Figure scripts:
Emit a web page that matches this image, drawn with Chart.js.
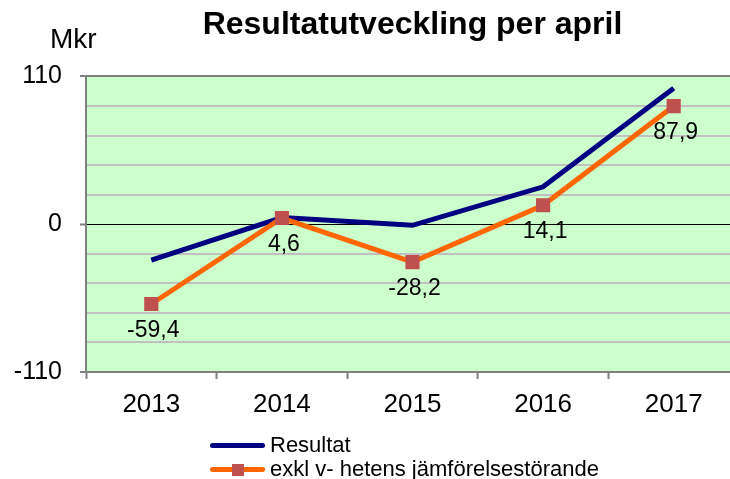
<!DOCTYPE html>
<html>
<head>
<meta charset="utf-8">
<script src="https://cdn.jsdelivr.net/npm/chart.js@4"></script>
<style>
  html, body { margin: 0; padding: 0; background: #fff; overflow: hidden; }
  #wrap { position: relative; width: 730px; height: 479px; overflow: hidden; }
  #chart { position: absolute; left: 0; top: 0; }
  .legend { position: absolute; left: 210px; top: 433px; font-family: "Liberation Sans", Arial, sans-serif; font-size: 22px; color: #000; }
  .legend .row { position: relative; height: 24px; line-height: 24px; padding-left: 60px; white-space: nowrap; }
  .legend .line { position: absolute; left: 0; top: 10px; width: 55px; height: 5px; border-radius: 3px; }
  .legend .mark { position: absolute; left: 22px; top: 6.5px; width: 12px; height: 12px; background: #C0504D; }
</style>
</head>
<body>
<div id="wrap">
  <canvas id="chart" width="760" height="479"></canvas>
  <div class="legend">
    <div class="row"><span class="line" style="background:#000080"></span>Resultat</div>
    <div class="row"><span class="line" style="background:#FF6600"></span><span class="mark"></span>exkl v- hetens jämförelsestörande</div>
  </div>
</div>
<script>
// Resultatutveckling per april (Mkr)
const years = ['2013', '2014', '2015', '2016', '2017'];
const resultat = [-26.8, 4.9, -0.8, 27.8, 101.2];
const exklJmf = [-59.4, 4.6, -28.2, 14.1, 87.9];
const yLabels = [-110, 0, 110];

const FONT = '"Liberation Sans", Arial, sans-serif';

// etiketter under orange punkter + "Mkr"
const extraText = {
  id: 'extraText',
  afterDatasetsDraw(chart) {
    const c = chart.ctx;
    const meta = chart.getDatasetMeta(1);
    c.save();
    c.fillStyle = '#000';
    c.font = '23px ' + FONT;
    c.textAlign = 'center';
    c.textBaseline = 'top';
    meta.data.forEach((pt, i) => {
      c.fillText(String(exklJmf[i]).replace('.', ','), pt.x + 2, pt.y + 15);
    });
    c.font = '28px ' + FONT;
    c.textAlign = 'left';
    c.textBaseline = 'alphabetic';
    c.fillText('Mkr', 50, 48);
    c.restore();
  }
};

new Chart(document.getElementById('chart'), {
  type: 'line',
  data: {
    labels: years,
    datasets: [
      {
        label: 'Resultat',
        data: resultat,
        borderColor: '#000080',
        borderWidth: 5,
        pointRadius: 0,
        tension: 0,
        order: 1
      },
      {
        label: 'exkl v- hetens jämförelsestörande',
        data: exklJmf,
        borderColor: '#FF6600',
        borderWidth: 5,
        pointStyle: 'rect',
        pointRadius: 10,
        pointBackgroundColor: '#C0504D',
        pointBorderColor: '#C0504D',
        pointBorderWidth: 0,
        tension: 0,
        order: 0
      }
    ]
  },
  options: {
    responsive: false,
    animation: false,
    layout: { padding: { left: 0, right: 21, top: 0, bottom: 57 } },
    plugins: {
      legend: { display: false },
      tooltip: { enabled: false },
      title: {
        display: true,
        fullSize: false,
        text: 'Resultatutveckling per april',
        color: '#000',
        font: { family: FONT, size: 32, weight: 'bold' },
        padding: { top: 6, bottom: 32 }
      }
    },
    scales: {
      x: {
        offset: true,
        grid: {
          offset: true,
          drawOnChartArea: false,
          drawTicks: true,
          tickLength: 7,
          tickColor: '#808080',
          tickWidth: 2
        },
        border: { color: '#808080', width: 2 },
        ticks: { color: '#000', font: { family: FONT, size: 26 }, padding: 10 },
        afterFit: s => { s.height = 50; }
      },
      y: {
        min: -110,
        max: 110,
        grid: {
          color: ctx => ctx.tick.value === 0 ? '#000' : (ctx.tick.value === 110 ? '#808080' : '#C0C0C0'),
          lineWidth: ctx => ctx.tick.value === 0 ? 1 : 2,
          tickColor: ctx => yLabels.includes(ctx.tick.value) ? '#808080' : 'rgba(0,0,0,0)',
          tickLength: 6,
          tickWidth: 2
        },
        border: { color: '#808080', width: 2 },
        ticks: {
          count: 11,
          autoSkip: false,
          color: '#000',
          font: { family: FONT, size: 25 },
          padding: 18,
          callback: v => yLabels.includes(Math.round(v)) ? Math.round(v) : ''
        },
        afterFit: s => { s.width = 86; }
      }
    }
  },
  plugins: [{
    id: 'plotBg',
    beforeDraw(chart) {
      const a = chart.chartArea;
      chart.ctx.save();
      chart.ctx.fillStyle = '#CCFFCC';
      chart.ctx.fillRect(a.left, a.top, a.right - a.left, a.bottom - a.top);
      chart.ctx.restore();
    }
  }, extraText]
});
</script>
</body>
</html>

* * *

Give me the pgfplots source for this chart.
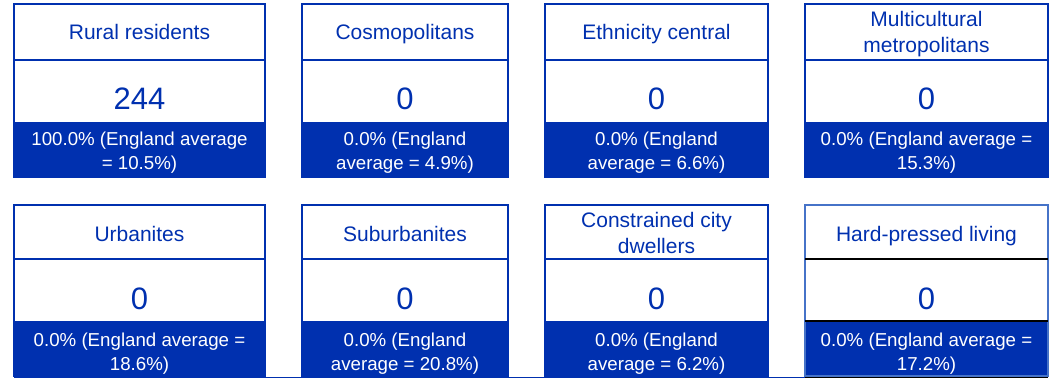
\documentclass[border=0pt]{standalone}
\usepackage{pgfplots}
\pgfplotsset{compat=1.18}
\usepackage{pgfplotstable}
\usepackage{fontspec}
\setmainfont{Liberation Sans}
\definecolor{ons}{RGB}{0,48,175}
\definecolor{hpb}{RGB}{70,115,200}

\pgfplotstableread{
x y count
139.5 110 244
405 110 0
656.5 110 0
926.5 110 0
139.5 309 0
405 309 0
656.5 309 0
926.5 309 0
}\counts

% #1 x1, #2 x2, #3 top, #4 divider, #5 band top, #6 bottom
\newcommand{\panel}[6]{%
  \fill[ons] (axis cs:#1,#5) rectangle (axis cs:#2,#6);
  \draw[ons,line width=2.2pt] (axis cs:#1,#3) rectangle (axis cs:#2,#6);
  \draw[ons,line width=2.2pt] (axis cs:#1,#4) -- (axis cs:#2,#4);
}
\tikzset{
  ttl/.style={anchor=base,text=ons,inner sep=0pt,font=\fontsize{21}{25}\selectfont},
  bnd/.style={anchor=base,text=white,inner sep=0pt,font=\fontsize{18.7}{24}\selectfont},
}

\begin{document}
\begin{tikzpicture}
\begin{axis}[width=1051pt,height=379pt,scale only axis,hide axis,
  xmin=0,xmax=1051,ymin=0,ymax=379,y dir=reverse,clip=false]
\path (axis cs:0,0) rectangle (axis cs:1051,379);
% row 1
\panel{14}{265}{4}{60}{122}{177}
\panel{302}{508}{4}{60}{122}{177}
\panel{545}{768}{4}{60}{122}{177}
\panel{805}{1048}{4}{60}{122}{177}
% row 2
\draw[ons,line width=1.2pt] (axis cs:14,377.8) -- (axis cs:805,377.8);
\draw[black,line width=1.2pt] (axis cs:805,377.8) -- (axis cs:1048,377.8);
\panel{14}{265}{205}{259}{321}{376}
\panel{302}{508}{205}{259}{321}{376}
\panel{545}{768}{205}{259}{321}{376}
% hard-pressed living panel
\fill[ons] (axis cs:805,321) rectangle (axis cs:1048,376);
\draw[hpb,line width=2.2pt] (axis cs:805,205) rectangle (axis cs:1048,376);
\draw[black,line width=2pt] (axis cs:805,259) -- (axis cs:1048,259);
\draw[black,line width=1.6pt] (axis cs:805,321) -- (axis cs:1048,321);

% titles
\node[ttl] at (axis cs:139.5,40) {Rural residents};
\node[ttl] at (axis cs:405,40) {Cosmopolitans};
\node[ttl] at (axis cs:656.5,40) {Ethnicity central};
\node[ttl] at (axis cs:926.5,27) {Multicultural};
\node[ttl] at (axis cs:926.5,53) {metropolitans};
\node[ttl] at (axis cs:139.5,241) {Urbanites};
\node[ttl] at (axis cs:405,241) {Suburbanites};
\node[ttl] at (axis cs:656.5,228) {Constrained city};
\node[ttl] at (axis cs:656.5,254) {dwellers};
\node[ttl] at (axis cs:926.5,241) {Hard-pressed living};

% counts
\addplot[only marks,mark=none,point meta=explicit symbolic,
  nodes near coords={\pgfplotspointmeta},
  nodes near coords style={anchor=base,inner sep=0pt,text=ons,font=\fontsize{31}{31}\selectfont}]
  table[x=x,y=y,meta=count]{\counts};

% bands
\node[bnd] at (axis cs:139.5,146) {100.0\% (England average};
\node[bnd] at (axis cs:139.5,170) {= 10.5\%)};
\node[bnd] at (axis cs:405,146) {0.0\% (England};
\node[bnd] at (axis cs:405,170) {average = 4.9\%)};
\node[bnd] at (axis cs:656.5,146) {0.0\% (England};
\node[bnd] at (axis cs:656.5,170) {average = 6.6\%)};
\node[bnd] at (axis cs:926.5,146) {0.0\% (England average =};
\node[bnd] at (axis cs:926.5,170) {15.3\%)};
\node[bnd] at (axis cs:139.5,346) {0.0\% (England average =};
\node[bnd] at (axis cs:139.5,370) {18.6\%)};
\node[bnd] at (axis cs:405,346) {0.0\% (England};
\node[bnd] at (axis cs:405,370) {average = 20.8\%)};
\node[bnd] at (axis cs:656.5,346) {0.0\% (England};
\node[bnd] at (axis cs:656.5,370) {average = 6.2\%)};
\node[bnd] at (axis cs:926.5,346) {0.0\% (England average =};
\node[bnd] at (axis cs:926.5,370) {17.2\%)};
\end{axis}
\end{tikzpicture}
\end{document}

| Objective |
All lines above with "this" in them should be returned.

| Response |
Emit a web page that matches this image, drawn with Chart.js.
Give me the pgfplots source for this chart.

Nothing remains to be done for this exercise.